In lights of this revelation, Rice's actions in the months proceeding the September 11th attacks become that much more reckless and reprehensible. Despite warning after desperate warning about al Qaeda's imminent plans to kill Americans, for two months before September 11th, Rice simply could not shut up about Iraq. On July 29, 2001, less than three weeks after receiving the "10 out of 10" briefing, she was vigorously defending the President's right to pre-emptive war in Iraq, stating that "the world can be certain" that "Saddam Hussein is on the radar screen for the administration."
Was al Qaeda on the radar screen? Or did the administration's reckless and myopic vision in the summer of 2001 endanger our nation as a whole?

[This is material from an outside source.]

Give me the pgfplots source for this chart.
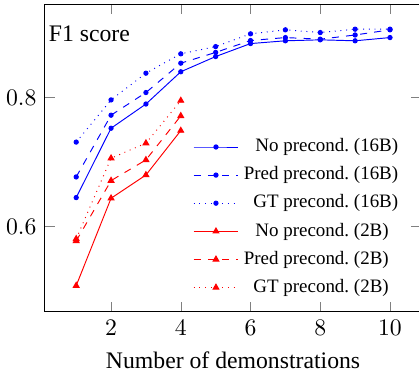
\documentclass[border=0pt]{standalone}
\usepackage{pgfplots}
\pgfplotsset{compat=1.18}
\usepackage{fontspec}
\setmainfont{Liberation Serif}
\newcommand{\lt}[2]{\makebox[44.6pt][r]{#1}~(#2)}
\begin{document}
\begin{tikzpicture}
\begin{axis}[
  scale only axis, width=158.8pt, height=129.8pt,
  xmin=0.1, xmax=10.9, ymin=0.468, ymax=0.945,
  xtick={2,4,6,8,10}, ytick={0.6,0.8},
  xlabel={Number of demonstrations},
  title={F1 score},
  title style={at={(rel axis cs:0,1)}, anchor=base west, xshift=1.5pt, yshift=-21.8pt, inner sep=0pt},
  legend cell align=left,
  legend image code/.code={\draw[mark repeat=2,mark phase=2] plot coordinates {(0cm,0cm) (0.33cm,0cm) (0.66cm,0cm)};},
  legend style={draw=none, fill=none, font=\footnotesize, row sep=0.8pt, at={(rel axis cs:0.374,0.595)}, anchor=north west},
]
\coordinate (ll) at (rel axis cs:0,0);
\coordinate (ur) at (rel axis cs:1,1);
\addplot[blue, mark=*, mark size=0.9pt] coordinates {(1,0.645)(2,0.7525)(3,0.790)(4,0.840)(5,0.8636)(6,0.8837)(7,0.888)(8,0.8895)(9,0.888)(10,0.893)};
\addlegendentry{\lt{No precond.}{16B}}
\addplot[blue, dashed, mark=*, mark size=0.9pt, mark options={solid}] coordinates {(1,0.677)(2,0.7727)(3,0.8078)(4,0.8533)(5,0.870)(6,0.8884)(7,0.893)(8,0.8905)(9,0.897)(10,0.905)};
\addlegendentry{\lt{Pred precond.}{16B}}
\addplot[blue, dotted, mark=*, mark size=0.9pt, mark options={solid}] coordinates {(1,0.731)(2,0.7964)(3,0.8378)(4,0.8678)(5,0.879)(6,0.8988)(7,0.905)(8,0.9008)(9,0.906)(10,0.906)};
\addlegendentry{\lt{GT precond.}{16B}}
\addplot[red, mark=triangle*, mark size=1.4pt] coordinates {(1,0.5085)(2,0.644)(3,0.680)(4,0.7488)};
\addlegendentry{\lt{No precond.}{2B}}
\addplot[red, dashed, mark=triangle*, mark size=1.4pt, mark options={solid}] coordinates {(1,0.5778)(2,0.6713)(3,0.7034)(4,0.7716)};
\addlegendentry{\lt{Pred precond.}{2B}}
\addplot[red, dotted, mark=triangle*, mark size=1.4pt, mark options={solid}] coordinates {(1,0.581)(2,0.706)(3,0.7293)(4,0.7953)};
\addlegendentry{\lt{GT precond.}{2B}}
\end{axis}
\pgfresetboundingbox
\path[use as bounding box] ([xshift=-18.9pt, yshift=-24.3pt]ll) rectangle ([xshift=-1pt, yshift=1.7pt]ur);
\end{tikzpicture}
\end{document}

That summer, two US aircraft carriers began to move into the Persian Gulf--just a "routine rotation", the Pentagon assured us. Just days after the President and Rice read a Presidential Daily Briefing on August 6, 2001 entitled "Bin Laden Determined To Strike in US", their attention was focused on US air strikes in Iraq, in selling the inevitable Iraq war to the public. Their unrelenting focus on Iraq did not take place in a vacuum; their Iraq obsession occurred in the face of emergency terror briefings and alarming PDBs. They didn't know the details, the why, the how, or the when, but they knew that terrorism was a greater threat than Saddam Hussein. They knew, and chose to ignore. Because war meant power. And power--not people---is what the GOP is about.
During a recent series of speeches, the President unveiled how he plans to help his imploding party retain that power. Voters, the President claimed, cannot trust Democrats to run the federal government.
Does the President really want to make the last five weeks of the campaign about trust?
Whether it's one citizen or 300 million citizens, one young page or 100 pages, one soldier or over 100,000 of them, what we have over the last six years is a pattern of reckless endangerment. The GOP has proved itself to be a party so hell-bent on retaining and augmenting its power that it is willing to put each and every one of us, young or old, Democrat or Republican, in harm's way.
It is a party that is oblivious. In denial. Dangerous.
It is a party unworthy of any trust, unworthy of any deference, unworthy of any forgiveness for the tragic consequences of its inaction ...and it is utterly unworthy of re-election by the citizens it has betrayed.